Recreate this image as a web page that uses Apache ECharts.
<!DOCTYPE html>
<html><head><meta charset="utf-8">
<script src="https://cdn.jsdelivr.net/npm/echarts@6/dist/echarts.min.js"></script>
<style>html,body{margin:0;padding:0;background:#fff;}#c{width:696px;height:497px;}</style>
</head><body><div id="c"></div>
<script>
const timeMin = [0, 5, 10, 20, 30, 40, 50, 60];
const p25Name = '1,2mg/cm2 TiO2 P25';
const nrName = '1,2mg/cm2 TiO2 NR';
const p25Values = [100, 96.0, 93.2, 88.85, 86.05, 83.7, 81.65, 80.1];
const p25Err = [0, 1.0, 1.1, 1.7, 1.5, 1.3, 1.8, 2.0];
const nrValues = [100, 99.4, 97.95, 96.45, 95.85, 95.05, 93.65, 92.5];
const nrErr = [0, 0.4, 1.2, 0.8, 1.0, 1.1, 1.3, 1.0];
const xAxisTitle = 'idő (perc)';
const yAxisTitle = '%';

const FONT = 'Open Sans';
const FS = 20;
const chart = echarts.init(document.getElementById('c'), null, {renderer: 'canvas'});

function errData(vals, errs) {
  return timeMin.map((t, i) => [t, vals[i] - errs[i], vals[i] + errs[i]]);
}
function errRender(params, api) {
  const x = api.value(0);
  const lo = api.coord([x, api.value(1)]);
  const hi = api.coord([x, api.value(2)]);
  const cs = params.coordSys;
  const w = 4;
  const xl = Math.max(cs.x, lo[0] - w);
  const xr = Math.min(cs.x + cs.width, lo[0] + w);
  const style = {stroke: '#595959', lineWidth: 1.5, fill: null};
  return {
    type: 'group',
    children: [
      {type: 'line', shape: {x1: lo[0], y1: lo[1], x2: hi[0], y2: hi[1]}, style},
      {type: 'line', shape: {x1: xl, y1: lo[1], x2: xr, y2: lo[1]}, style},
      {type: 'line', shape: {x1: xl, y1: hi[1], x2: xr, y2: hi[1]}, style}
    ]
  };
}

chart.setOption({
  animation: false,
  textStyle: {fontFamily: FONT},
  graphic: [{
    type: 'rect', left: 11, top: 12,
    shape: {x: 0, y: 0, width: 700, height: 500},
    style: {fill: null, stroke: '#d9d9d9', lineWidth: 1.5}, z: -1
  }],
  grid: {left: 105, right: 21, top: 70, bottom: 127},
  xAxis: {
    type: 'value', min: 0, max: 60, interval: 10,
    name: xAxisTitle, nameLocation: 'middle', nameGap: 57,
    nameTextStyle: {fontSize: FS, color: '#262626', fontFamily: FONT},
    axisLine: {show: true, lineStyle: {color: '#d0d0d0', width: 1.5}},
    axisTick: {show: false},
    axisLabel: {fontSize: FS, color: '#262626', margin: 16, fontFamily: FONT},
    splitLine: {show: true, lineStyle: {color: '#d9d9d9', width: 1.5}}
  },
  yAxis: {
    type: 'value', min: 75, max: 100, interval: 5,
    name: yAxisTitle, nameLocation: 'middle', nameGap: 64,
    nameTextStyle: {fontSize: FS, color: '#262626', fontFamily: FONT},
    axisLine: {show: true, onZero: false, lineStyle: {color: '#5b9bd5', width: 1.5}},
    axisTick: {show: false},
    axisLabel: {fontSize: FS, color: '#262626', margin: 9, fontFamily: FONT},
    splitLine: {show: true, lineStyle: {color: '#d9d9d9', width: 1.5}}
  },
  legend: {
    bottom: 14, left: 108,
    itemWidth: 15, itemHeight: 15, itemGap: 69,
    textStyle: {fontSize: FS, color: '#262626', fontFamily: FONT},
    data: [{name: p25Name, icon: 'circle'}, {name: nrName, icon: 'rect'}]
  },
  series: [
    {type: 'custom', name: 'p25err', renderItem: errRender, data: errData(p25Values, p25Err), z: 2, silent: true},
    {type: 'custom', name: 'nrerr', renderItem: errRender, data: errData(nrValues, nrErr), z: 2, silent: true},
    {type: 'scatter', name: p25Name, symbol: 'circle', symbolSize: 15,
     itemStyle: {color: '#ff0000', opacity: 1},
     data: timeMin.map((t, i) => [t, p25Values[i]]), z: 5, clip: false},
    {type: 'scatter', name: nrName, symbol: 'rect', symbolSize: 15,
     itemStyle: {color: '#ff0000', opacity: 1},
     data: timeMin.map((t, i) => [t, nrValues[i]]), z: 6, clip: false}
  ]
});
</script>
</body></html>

• • • • • • •

__Short exercise__:
Copy all of the data. Keep every word exactly as it is.

__Exercise solution__:
Recreate this image as a web page that uses Apache ECharts.
<!DOCTYPE html>
<html><head><meta charset="utf-8">
<script src="https://cdn.jsdelivr.net/npm/echarts@6/dist/echarts.min.js"></script>
<style>html,body{margin:0;padding:0;background:#fff;}#c{width:696px;height:497px;}</style>
</head><body><div id="c"></div>
<script>
const timeMin = [0, 5, 10, 20, 30, 40, 50, 60];
const p25Name = '1,2mg/cm2 TiO2 P25';
const nrName = '1,2mg/cm2 TiO2 NR';
const p25Values = [100, 96.0, 93.2, 88.85, 86.05, 83.7, 81.65, 80.1];
const p25Err = [0, 1.0, 1.1, 1.7, 1.5, 1.3, 1.8, 2.0];
const nrValues = [100, 99.4, 97.95, 96.45, 95.85, 95.05, 93.65, 92.5];
const nrErr = [0, 0.4, 1.2, 0.8, 1.0, 1.1, 1.3, 1.0];
const xAxisTitle = 'idő (perc)';
const yAxisTitle = '%';

const FONT = 'Open Sans';
const FS = 20;
const chart = echarts.init(document.getElementById('c'), null, {renderer: 'canvas'});

function errData(vals, errs) {
  return timeMin.map((t, i) => [t, vals[i] - errs[i], vals[i] + errs[i]]);
}
function errRender(params, api) {
  const x = api.value(0);
  const lo = api.coord([x, api.value(1)]);
  const hi = api.coord([x, api.value(2)]);
  const cs = params.coordSys;
  const w = 4;
  const xl = Math.max(cs.x, lo[0] - w);
  const xr = Math.min(cs.x + cs.width, lo[0] + w);
  const style = {stroke: '#595959', lineWidth: 1.5, fill: null};
  return {
    type: 'group',
    children: [
      {type: 'line', shape: {x1: lo[0], y1: lo[1], x2: hi[0], y2: hi[1]}, style},
      {type: 'line', shape: {x1: xl, y1: lo[1], x2: xr, y2: lo[1]}, style},
      {type: 'line', shape: {x1: xl, y1: hi[1], x2: xr, y2: hi[1]}, style}
    ]
  };
}

chart.setOption({
  animation: false,
  textStyle: {fontFamily: FONT},
  graphic: [{
    type: 'rect', left: 11, top: 12,
    shape: {x: 0, y: 0, width: 700, height: 500},
    style: {fill: null, stroke: '#d9d9d9', lineWidth: 1.5}, z: -1
  }],
  grid: {left: 105, right: 21, top: 70, bottom: 127},
  xAxis: {
    type: 'value', min: 0, max: 60, interval: 10,
    name: xAxisTitle, nameLocation: 'middle', nameGap: 57,
    nameTextStyle: {fontSize: FS, color: '#262626', fontFamily: FONT},
    axisLine: {show: true, lineStyle: {color: '#d0d0d0', width: 1.5}},
    axisTick: {show: false},
    axisLabel: {fontSize: FS, color: '#262626', margin: 16, fontFamily: FONT},
    splitLine: {show: true, lineStyle: {color: '#d9d9d9', width: 1.5}}
  },
  yAxis: {
    type: 'value', min: 75, max: 100, interval: 5,
    name: yAxisTitle, nameLocation: 'middle', nameGap: 64,
    nameTextStyle: {fontSize: FS, color: '#262626', fontFamily: FONT},
    axisLine: {show: true, onZero: false, lineStyle: {color: '#5b9bd5', width: 1.5}},
    axisTick: {show: false},
    axisLabel: {fontSize: FS, color: '#262626', margin: 9, fontFamily: FONT},
    splitLine: {show: true, lineStyle: {color: '#d9d9d9', width: 1.5}}
  },
  legend: {
    bottom: 14, left: 108,
    itemWidth: 15, itemHeight: 15, itemGap: 69,
    textStyle: {fontSize: FS, color: '#262626', fontFamily: FONT},
    data: [{name: p25Name, icon: 'circle'}, {name: nrName, icon: 'rect'}]
  },
  series: [
    {type: 'custom', name: 'p25err', renderItem: errRender, data: errData(p25Values, p25Err), z: 2, silent: true},
    {type: 'custom', name: 'nrerr', renderItem: errRender, data: errData(nrValues, nrErr), z: 2, silent: true},
    {type: 'scatter', name: p25Name, symbol: 'circle', symbolSize: 15,
     itemStyle: {color: '#ff0000', opacity: 1},
     data: timeMin.map((t, i) => [t, p25Values[i]]), z: 5, clip: false},
    {type: 'scatter', name: nrName, symbol: 'rect', symbolSize: 15,
     itemStyle: {color: '#ff0000', opacity: 1},
     data: timeMin.map((t, i) => [t, nrValues[i]]), z: 6, clip: false}
  ]
});
</script>
</body></html>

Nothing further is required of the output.